Let's look at "j += j++" (which really looks bad)
"j +=" is really a short way of writing "j = j +" so the calculation will actually be "j = j + j++"
Now this looks the same as "j = j + (j+1) but nope.
j++ is a postfix operator meaning the operation is done first, then j is incremented.
Note also the order of operations for java says postfix (++) precedes additive (+) which precedes assignment (=).
But postfix is done after the operation (hence the "post") so the first operation done is additive. In the first iteration, j is 0. j + j thus is 0. Now the operation is done and the postfix is evaluated next. j++ leads to j being 1 since it is currently zero. All seems good so far. Now comes assignment. But what is j assigned? Is it the result of the adding (0)? or postfix (1)?
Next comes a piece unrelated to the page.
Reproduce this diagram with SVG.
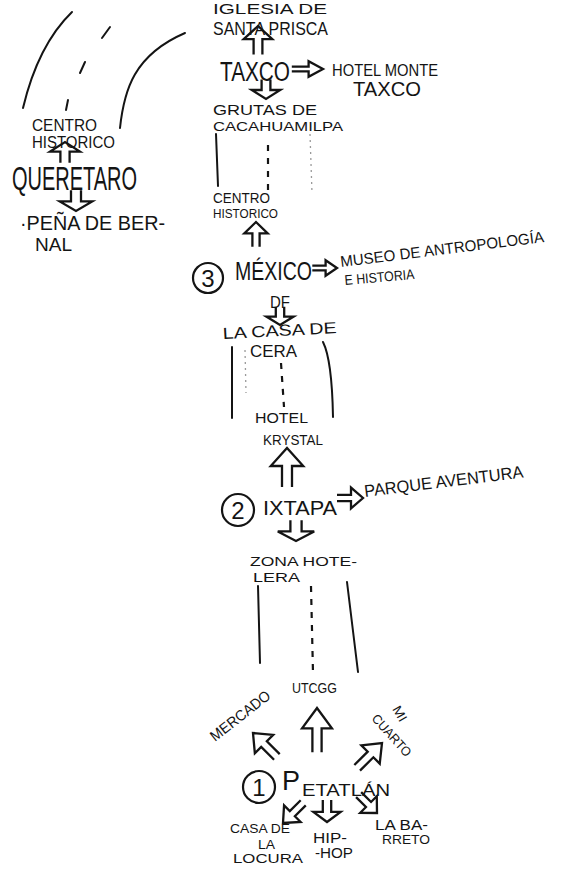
<svg xmlns="http://www.w3.org/2000/svg" xmlns:xlink="http://www.w3.org/1999/xlink" width="567" height="870" viewBox="0 0 567 870">
<style>
  text { font-family: "Liberation Sans", "DejaVu Sans", sans-serif; fill: #141414; }
  .ln { stroke: #141414; stroke-width: 2; fill: none; stroke-linecap: round; }
  .dash { stroke: #141414; stroke-width: 2.2; fill: none; stroke-dasharray: 6 7; }
  .faint { stroke: #9a9a9a; stroke-width: 1.3; fill: none; stroke-dasharray: 2 4; }
  .ring { stroke: #141414; stroke-width: 2.2; fill: none; }
  .arr { fill: #fff; stroke: #141414; stroke-width: 2.3; stroke-linejoin: miter; vector-effect: non-scaling-stroke; }
</style>
<defs>
  <path id="au" class="arr" d="M-4,26 V12 H-13 L0,0 L13,12 H4 V26"/>
</defs>
<rect width="567" height="870" fill="#fff"/>

<g id="connectors">
  <!-- left sketch arcs -->
  <path class="ln" d="M23,108 Q38,45 72,12"/>
  <path class="ln" d="M120,128 C124,90 134,55 185,33"/>
  <path class="ln" d="M102,38 L110,27 M80,73 L85,62 M66,110 L68,100"/>
  <!-- Taxco area -->
  <use xlink:href="#au" transform="translate(258,26) scale(1.1,1.1)"/>
  <use xlink:href="#au" transform="translate(323,69) rotate(90) scale(0.6,1.2)"/>
  <use xlink:href="#au" transform="translate(266,99) rotate(180) scale(1.1,0.75)"/>
  <path class="ln" d="M216,134 L218,186"/>
  <path class="dash" d="M268,145 L268,190"/>
  <path class="faint" d="M310,134 L312,193"/>
  <!-- Mexico area -->
  <use xlink:href="#au" transform="translate(256,222) scale(0.9,0.95)"/>
  <use xlink:href="#au" transform="translate(337,268) rotate(90) scale(0.6,0.95)"/>
  <use xlink:href="#au" transform="translate(280,325) rotate(180) scale(1.05,0.7)"/>
  <path class="ln" d="M232,347 L232,418"/>
  <path class="ln" d="M323,342 Q332,360 333,417"/>
  <path class="dash" d="M281,363 L284,407" stroke-dasharray="5 9"/>
  <path class="faint" d="M245,350 L246,393"/>
  <use xlink:href="#au" transform="translate(287,448) scale(1.25,1.5)"/>
  <!-- Ixtapa area -->
  <use xlink:href="#au" transform="translate(363,498) rotate(90) scale(0.8,1)"/>
  <use xlink:href="#au" transform="translate(296,541) rotate(180) scale(1.4,0.8)"/>
  <path class="ln" d="M258,586 L260,663"/>
  <path class="ln" d="M347,582 L358,672"/>
  <path class="dash" d="M311,586 L313,673" stroke-dasharray="8 8"/>
  <!-- Petatlan area -->
  <use xlink:href="#au" transform="translate(253,733) rotate(-45) scale(1,1.3)"/>
  <use xlink:href="#au" transform="translate(317,708) scale(1.15,1.7)"/>
  <use xlink:href="#au" transform="translate(382,743) rotate(45) scale(1,1.35)"/>
  <use xlink:href="#au" transform="translate(283,823) rotate(225) scale(0.9,1.1)"/>
  <use xlink:href="#au" transform="translate(327,822) rotate(180) scale(1.05,0.85)"/>
  <use xlink:href="#au" transform="translate(377,813) rotate(135) scale(0.9,1.0)"/>
  <!-- Queretaro -->
  <use xlink:href="#au" transform="translate(65,142) scale(1.15,0.8)"/>
  <use xlink:href="#au" transform="translate(76,211) rotate(180) scale(1.25,0.8)"/>
</g>

<g id="santa-prisca">
  <text x="213" y="14" font-size="15" textLength="114" lengthAdjust="spacingAndGlyphs">IGLESIA DE</text>
  <text x="213" y="35" font-size="18" textLength="115" lengthAdjust="spacingAndGlyphs">SANTA PRISCA</text>
</g>
<g id="taxco">
  <text x="220" y="81" font-size="27" textLength="70" lengthAdjust="spacingAndGlyphs">TAXCO</text>
</g>
<g id="hotel-monte-taxco">
  <text x="332" y="76" font-size="17" textLength="106" lengthAdjust="spacingAndGlyphs">HOTEL MONTE</text>
  <text x="353" y="96" font-size="20" textLength="68" lengthAdjust="spacingAndGlyphs">TAXCO</text>
</g>
<g id="grutas">
  <text x="213" y="115" font-size="14" textLength="104" lengthAdjust="spacingAndGlyphs">GRUTAS DE</text>
  <text x="213" y="131" font-size="13" textLength="130" lengthAdjust="spacingAndGlyphs">CACAHUAMILPA</text>
</g>
<g id="centro-historico-mx">
  <text x="213" y="203" font-size="14" textLength="57" lengthAdjust="spacingAndGlyphs">CENTRO</text>
  <text x="213" y="218" font-size="12" textLength="65" lengthAdjust="spacingAndGlyphs">HISTORICO</text>
</g>
<g id="mexico">
  <circle class="ring" cx="208" cy="278" r="15"/>
  <text x="208" y="287" font-size="24" text-anchor="middle">3</text>
  <text x="235" y="280" font-size="26" textLength="77" lengthAdjust="spacingAndGlyphs">MÉXICO</text>
  <text x="270" y="308" font-size="17" textLength="20" lengthAdjust="spacingAndGlyphs">DF</text>
</g>
<g id="museo">
  <text x="341" y="267" font-size="15.5" textLength="205" lengthAdjust="spacingAndGlyphs" transform="rotate(-7 341 267)">MUSEO DE ANTROPOLOGÍA</text>
  <text x="345" y="285" font-size="14" textLength="70" lengthAdjust="spacingAndGlyphs" transform="rotate(-5 345 285)">E HISTORIA</text>
</g>
<g id="casa-de-cera">
  <text x="223" y="339" font-size="16" textLength="114" lengthAdjust="spacingAndGlyphs" transform="rotate(-3 223 339)">LA CASA DE</text>
  <text x="250" y="357" font-size="16" textLength="47" lengthAdjust="spacingAndGlyphs">CERA</text>
</g>
<g id="hotel-krystal">
  <text x="255" y="423" font-size="15" textLength="53" lengthAdjust="spacingAndGlyphs">HOTEL</text>
  <text x="263" y="445" font-size="14" textLength="60" lengthAdjust="spacingAndGlyphs">KRYSTAL</text>
</g>
<g id="ixtapa">
  <circle class="ring" cx="238" cy="510" r="16"/>
  <text x="238" y="519" font-size="24" text-anchor="middle">2</text>
  <text x="263" y="515" font-size="20" textLength="74" lengthAdjust="spacingAndGlyphs">IXTAPA</text>
</g>
<g id="parque-aventura">
  <text x="365" y="497" font-size="17" textLength="160" lengthAdjust="spacingAndGlyphs" transform="rotate(-7 365 497)">PARQUE AVENTURA</text>
</g>
<g id="zona-hotelera">
  <text x="250" y="566" font-size="13" textLength="107" lengthAdjust="spacingAndGlyphs">ZONA HOTE-</text>
  <text x="253" y="582" font-size="13" textLength="47" lengthAdjust="spacingAndGlyphs">LERA</text>
</g>
<g id="utcgg">
  <text x="292" y="693" font-size="14" textLength="45" lengthAdjust="spacingAndGlyphs">UTCGG</text>
</g>
<g id="mercado">
  <text x="215" y="742" font-size="15" textLength="72" lengthAdjust="spacingAndGlyphs" transform="rotate(-38 215 742)">MERCADO</text>
</g>
<g id="mi-cuarto">
  <text x="392" y="709" font-size="13" textLength="16" lengthAdjust="spacingAndGlyphs" transform="rotate(60 392 709)">MI</text>
  <text x="371" y="719" font-size="13" textLength="52" lengthAdjust="spacingAndGlyphs" transform="rotate(48 371 719)">CUARTO</text>
</g>
<g id="petatlan">
  <circle class="ring" cx="259" cy="787" r="16"/>
  <text x="259" y="796" font-size="24" text-anchor="middle">1</text>
  <text x="282" y="790" font-size="27">P</text>
  <text x="302" y="796" font-size="17" textLength="88" lengthAdjust="spacingAndGlyphs">ETATLÁN</text>
</g>
<g id="casa-de-la-locura">
  <text x="230" y="833" font-size="13" textLength="60" lengthAdjust="spacingAndGlyphs">CASA DE</text>
  <text x="258" y="849" font-size="12" textLength="17" lengthAdjust="spacingAndGlyphs">LA</text>
  <text x="233" y="863" font-size="13" textLength="70" lengthAdjust="spacingAndGlyphs">LOCURA</text>
</g>
<g id="hip-hop">
  <text x="313" y="843" font-size="14" textLength="34" lengthAdjust="spacingAndGlyphs">HIP-</text>
  <text x="315" y="858" font-size="14" textLength="38" lengthAdjust="spacingAndGlyphs">-HOP</text>
</g>
<g id="la-barreto">
  <text x="375" y="830" font-size="14" textLength="53" lengthAdjust="spacingAndGlyphs">LA BA-</text>
  <text x="382" y="844" font-size="13" textLength="48" lengthAdjust="spacingAndGlyphs">RRETO</text>
</g>
<g id="centro-historico-qro">
  <text x="32" y="131" font-size="16" textLength="65" lengthAdjust="spacingAndGlyphs">CENTRO</text>
  <text x="32" y="148" font-size="16" textLength="83" lengthAdjust="spacingAndGlyphs">HISTORICO</text>
</g>
<g id="queretaro">
  <text x="12" y="190" font-size="33" textLength="125" lengthAdjust="spacingAndGlyphs">QUERETARO</text>
</g>
<g id="pena-de-bernal">
  <text x="20" y="230" font-size="21" textLength="145" lengthAdjust="spacingAndGlyphs">·PEÑA DE BER-</text>
  <text x="35" y="251" font-size="18" textLength="37" lengthAdjust="spacingAndGlyphs">NAL</text>
</g>
</svg>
The java docs clearly state "the postfix version (result++) evaluates to the original value" so the assignment to j is given the value of j right before the postfix, that is, 0. That occurs 10 times. j at any number of iterations is therefore 0.
Afterthought: When j++ is evaluated, the value is assigned to j before the remaining assignment (the "j = ..."). If you were to print the value of j after the postfix but before the "j = ..." you would see j is always 1 at that instance.
Now "j = j + (j + 1)". You know brackets come first, so (j + 1) where j is originally 0 evaluates to 1. Added to 0 is again 1, and j is assigned 1. The next time, (j + 1) is 2, added to 1 is 3, etc. This line can be simplified to "j = (2j + 1)" Perform that ten times and you get 1023.
Change the postfix to a prefix (++j) and then they are the same.
Quelle(n): Order of operations: http://docs.oracle.com/javase/tutorial/java/nutsan... Java doc: http://docs.oracle.com/javase/tutorial/java/nutsan... - vor 8 Jahren
Hi,
j += j++; is not the same as j = j + (j +1);
j += j++; I believe ++ will get processed first so if j was 0 it would be 1 and the 1 incremented (++) is 2 which is then added to 2 which is 4;
Where as j = j + (j + 1) would be again assuming j was 0, it would be 0 + 1 = 1 and 1 + 1 = 2 so j would be 2.
if your getting 1023 there is something else strange in the rest of the code.
Hope that helps